A ceremonial jacket for Lonely God, an unreal character of great importance, and because Lonely God can’t put it on himself, because he is too Godly, Lonely God has never worn it.
Made with old bedsheets and quilted with a tailor’s herringbone stitch removed in normal tailoring, this jacket embraces the hidden skill of the tailor. It is finished with my newly learnt historical sewing techniques, such as removable sleeves tied on with ribbon with an underarm gap following the tradition of kimonos. Also, the use of felling throughout, a historical sewing technique of trimming and wrapping the seam within itself, finished the jacket off beautifully with no raw seams and a smooth finish. Luxury for a God.
It was lovely to sew again, something I had not done for a long time seriously. It was refreshing, something I could take at a steady pace and perfect for lockdown, especially hand sewing, as it can be done anywhere without much need for space and the fabric can be folded away neatly and not take up too much room. This project has rekindled my passion for textiles.
As we came out of lockdown, I met friends again who filled me with energy. This is very strange thing for an introvert to understand as our depleted energy reserves are often refilled by being on our own. I felt much happier. Especially when I was able to go back to my local print studio and I wanted to celebrate all these people, and the first thing I could think of to celebrate was their names, so for the left window I created A Curled Celebration of Everyone:
These difficult times remind me and Lonely God of good people who are all around us; I wanted them to know that I and Lonely God care and have made these prints for them. Names and pronouns captured in mono-screen-print hang from the ceiling curling to the floor, brightly coloured and all individual; this is the beginning of my celebration of everyone.
Putting Myself Forward
I now need to put myself out there in a much more forward way. When I write this, it makes me feel as though I am working contrary to my own instincts, but I am trying to reason with myself that this can be done in a gentle way. My current residency of Oxford and Oxfordshire is where I want to build my confidence and profile and I think this will hopefully start with a few emails; in fact, I wrote a brave one out of the blue one last night! Baby steps. Let us hope this leads on to more…

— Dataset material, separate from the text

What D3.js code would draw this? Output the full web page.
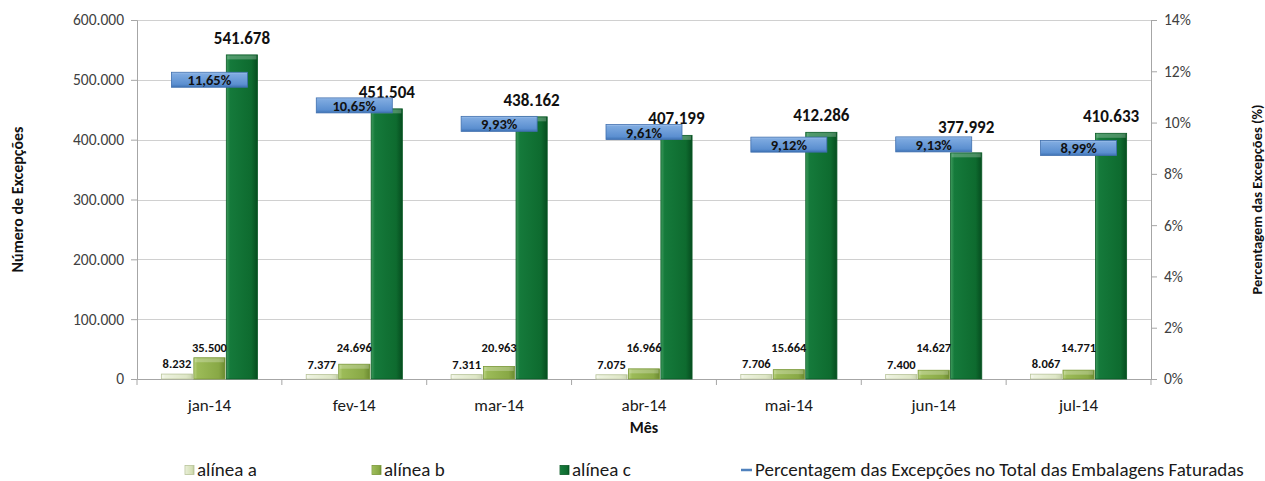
<!DOCTYPE html>
<html>
<head>
<meta charset="utf-8">
<script src="https://cdn.jsdelivr.net/npm/d3@7"></script>
<style>
  body { margin: 0; background: #fff; }
  svg text { font-family: Calibri, Carlito, Lato, "Open Sans", sans-serif; }
</style>
</head>
<body>
<script>
// Data
const months = ["jan-14", "fev-14", "mar-14", "abr-14", "mai-14", "jun-14", "jul-14"];
const alineaA = [8232, 7377, 7311, 7075, 7706, 7400, 8067];
const alineaB = [35500, 24696, 20963, 16966, 15664, 14627, 14771];
const alineaC = [541678, 451504, 438162, 407199, 412286, 377992, 410633];
const percent = [0.1165, 0.1065, 0.0993, 0.0961, 0.0912, 0.0913, 0.0899];
const leftTicks = [0, 100000, 200000, 300000, 400000, 500000, 600000];
const rightTicks = [0, 0.02, 0.04, 0.06, 0.08, 0.10, 0.12, 0.14];

// extra lift (px) of the alínea c labels, as placed in the original
const cLabelLift = [0, 0, 0, 0, 0, 9, 0];

const series = [
  { key: "a", name: "alínea a", values: alineaA },
  { key: "b", name: "alínea b", values: alineaB },
  { key: "c", name: "alínea c", values: alineaC }
];

const width = 1265, height = 481;
const margin = { top: 20, right: 114, bottom: 102, left: 137 };
const innerW = width - margin.left - margin.right,
    innerH = height - margin.top - margin.bottom;

const pt = d3.formatLocale({ decimal: ",", thousands: ".", grouping: [3], currency: ["", "€"] });
const fmtNum = pt.format(",.0f");
const fmtPct = pt.format(".2%");
const fmtTickPct = pt.format(".0%");

const svg = d3.select("body").append("svg")
    .attr("width", width)
    .attr("height", height);

// gradients for the bevelled bars
const defs = svg.append("defs");
const gradients = {
  a: ["#f6f8ee", "#e6edd3", "#d3deb4", "#b9c797"],
  b: ["#b9d281", "#9cbb58", "#88a845", "#6b8a30"],
  c: ["#3d9a5c", "#157a3b", "#0e6b2f", "#064d1f"],
  box: ["#a7c6ee", "#7eaae0", "#5b8fd0", "#3e72b4"]
};
Object.entries(gradients).forEach(([k, c]) => {
  const gr = defs.append("linearGradient").attr("id", "grad-" + k)
      .attr("x1", 0).attr("x2", k === "box" ? 0 : 1).attr("y1", 0).attr("y2", k === "box" ? 1 : 0);
  gr.append("stop").attr("offset", "0%").attr("stop-color", c[0]);
  gr.append("stop").attr("offset", "12%").attr("stop-color", c[1]);
  gr.append("stop").attr("offset", "80%").attr("stop-color", c[2]);
  gr.append("stop").attr("offset", "100%").attr("stop-color", c[3]);
});
const strokes = { a: "#b8c49a", b: "#7a9838", c: "#0a5a26" };

const g = svg.append("g").attr("transform", `translate(${margin.left},${margin.top})`);

const x = d3.scaleBand().domain(months).range([0, innerW]).paddingInner(0).paddingOuter(0);
const xInner = d3.scaleBand().domain(series.map(s => s.key))
    .range([0, x.bandwidth()]).paddingOuter(0.75).paddingInner(0.04);
const y = d3.scaleLinear().domain([0, 600000]).range([innerH, 0]);
const y2 = d3.scaleLinear().domain([0, 0.14]).range([innerH, 0]);

// gridlines
g.append("g").selectAll("line").data(leftTicks.slice(1)).join("line")
    .attr("x1", 0).attr("x2", innerW)
    .attr("y1", d => Math.round(y(d)) + 0.5).attr("y2", d => Math.round(y(d)) + 0.5)
    .attr("stroke", "#d0d0d0");

// left axis
const yAxis = g.append("g")
    .call(d3.axisLeft(y).tickValues(leftTicks).tickFormat(fmtNum).tickSize(6).tickPadding(7));
// right axis
const y2Axis = g.append("g").attr("transform", `translate(${innerW},0)`)
    .call(d3.axisRight(y2).tickValues(rightTicks).tickFormat(fmtTickPct).tickSize(6).tickPadding(7));
// x axis
const xAxis = g.append("g").attr("transform", `translate(0,${innerH})`)
    .call(d3.axisBottom(x).tickSize(0).tickPadding(20));
xAxis.selectAll(".tick").append("line")
    .attr("x1", x.bandwidth() / 2).attr("x2", x.bandwidth() / 2)
    .attr("y1", 0).attr("y2", 6).attr("stroke", "#a6a6a6");
xAxis.append("line").attr("x1", 0).attr("x2", 0)
    .attr("y1", 0).attr("y2", 6).attr("stroke", "#a6a6a6");

[yAxis, y2Axis, xAxis].forEach(a => {
  a.select(".domain").attr("stroke", "#a6a6a6");
  a.selectAll(".tick line").attr("stroke", "#a6a6a6");
  a.selectAll("text").attr("fill", "#404040").style("font-size", "15.5px");
});
xAxis.selectAll(".tick text").style("font-size", "17px").attr("fill", "#1a1a1a");

// bars
const groups = g.append("g").selectAll("g").data(months).join("g")
    .attr("transform", d => `translate(${x(d)},0)`);

series.forEach(s => {
  groups.append("rect")
      .attr("x", xInner(s.key))
      .attr("width", xInner.bandwidth())
      .attr("y", (d, i) => y(s.values[i]))
      .attr("height", (d, i) => innerH - y(s.values[i]))
      .attr("fill", `url(#grad-${s.key})`)
      .attr("stroke", strokes[s.key])
      .attr("stroke-width", 0.8);
  // top bevel highlight
  groups.append("rect")
      .attr("x", xInner(s.key) + 1)
      .attr("width", xInner.bandwidth() - 2)
      .attr("y", (d, i) => y(s.values[i]) + 0.5)
      .attr("height", (d, i) => Math.min(4, innerH - y(s.values[i])))
      .attr("fill", "#ffffff").attr("opacity", 0.25);
});

// value labels; small b labels are kept above the a labels
const labelY = (key, v, i) => {
  if (key === "c") return y(v) - 11 - cLabelLift[i];
  if (key === "b") return Math.min(y(v) - 5, innerH - 27);
  return y(v) - 6;
};
series.forEach(s => {
  groups.append("text")
      .attr("x", xInner(s.key) + xInner.bandwidth() / 2)
      .attr("y", (d, i) => labelY(s.key, s.values[i], i))
      .attr("text-anchor", "middle")
      .attr("font-weight", "bold")
      .style("font-size", s.key === "c" ? "17px" : "12.5px")
      .attr("fill", "#111")
      .text((d, i) => fmtNum(s.values[i]));
});

// percentage labels (the line itself is not drawn, only its data labels)
const boxW = 76, boxH = 15;
const pctLabels = g.append("g").selectAll("g").data(months).join("g")
    .attr("transform", (d, i) => `translate(${x(d) + x.bandwidth() / 2},${y2(percent[i])})`);
pctLabels.append("rect")
    .attr("x", -boxW / 2).attr("y", -boxH / 2 - 0.5)
    .attr("width", boxW).attr("height", boxH)
    .attr("fill", "url(#grad-box)")
    .attr("stroke", "#3f6fae").attr("stroke-width", 0.8);
pctLabels.append("text")
    .attr("y", 5)
    .attr("text-anchor", "middle")
    .attr("font-weight", "bold")
    .style("font-size", "14.5px")
    .attr("fill", "#111")
    .text((d, i) => fmtPct(percent[i]));

// axis titles
svg.append("text")
    .attr("transform", `translate(23,${margin.top + innerH / 2}) rotate(-90)`)
    .attr("text-anchor", "middle").attr("font-weight", "bold")
    .style("font-size", "16px").attr("fill", "#111")
    .text("Número de Excepções");
svg.append("text")
    .attr("transform", `translate(1262,${margin.top + innerH / 2}) rotate(-90)`)
    .attr("text-anchor", "middle").attr("font-weight", "bold")
    .style("font-size", "14.5px").attr("fill", "#111")
    .text("Percentagem das Excepções  (%)");
svg.append("text")
    .attr("x", margin.left + innerW / 2).attr("y", 433)
    .attr("text-anchor", "middle").attr("font-weight", "bold")
    .style("font-size", "16px").attr("fill", "#111")
    .text("Mês");

// legend
const legendItems = [
  { name: "alínea a", key: "a", x: 185 },
  { name: "alínea b", key: "b", x: 372 },
  { name: "alínea c", key: "c", x: 560 },
  { name: "Percentagem das Excepções no Total das Embalagens Faturadas", key: "line", x: 741 }
];
const legend = svg.append("g").selectAll("g").data(legendItems).join("g")
    .attr("transform", d => `translate(${d.x},470)`);
legend.filter(d => d.key !== "line").append("rect")
    .attr("x", 0).attr("y", -4.5).attr("width", 9).attr("height", 9)
    .attr("fill", d => `url(#grad-${d.key})`)
    .attr("stroke", d => strokes[d.key])
    .attr("stroke-width", 0.8);
legend.filter(d => d.key === "line").append("line")
    .attr("x1", 0).attr("x2", 11).attr("y1", 0).attr("y2", 0)
    .attr("stroke", "#4f81bd").attr("stroke-width", 2.5);
legend.append("text")
    .attr("x", d => d.key === "line" ? 14 : 12).attr("y", 5.5)
    .style("font-size", "19px").attr("fill", "#1a1a1a")
    .text(d => d.name);
</script>
</body>
</html>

My current projects are still only in my mind, but I hope to start a small artist book/zine publication, nothing too neat, all rough and ready and I want it to be tactile. I think this is the perfect thing to do in Lockdown times, as we could all use real art in our lives and it shouldn’t have to come at the cost of our wallets or health, so I am hoping I can bring it into our homes. If possible, I would love this to be a collaboration with many, but this will require more planning.
My other current thoughts are about reusing old textiles, such as my bedsheets, in my projects to promote the use of reused material and also to use wool. These thoughts came with my researching historical sewing techniques and I was inspired by how they treated their fabric as a precious commodity due to its prized nature, and encouraged its reuse wherever possible. Wool, too, is the most wonderful material and was used to its fullest extent in the past and it has overwhelming benefits which we, as a world, could truly benefit from. It’s biodegradable, environmentally friendly, breathable, local to the UK and there are so many small-scale producers all over who need our support more than ever. For the moment I will support this industry by purchasing yarn and doing some crochet, but I cannot wait to explore this material further.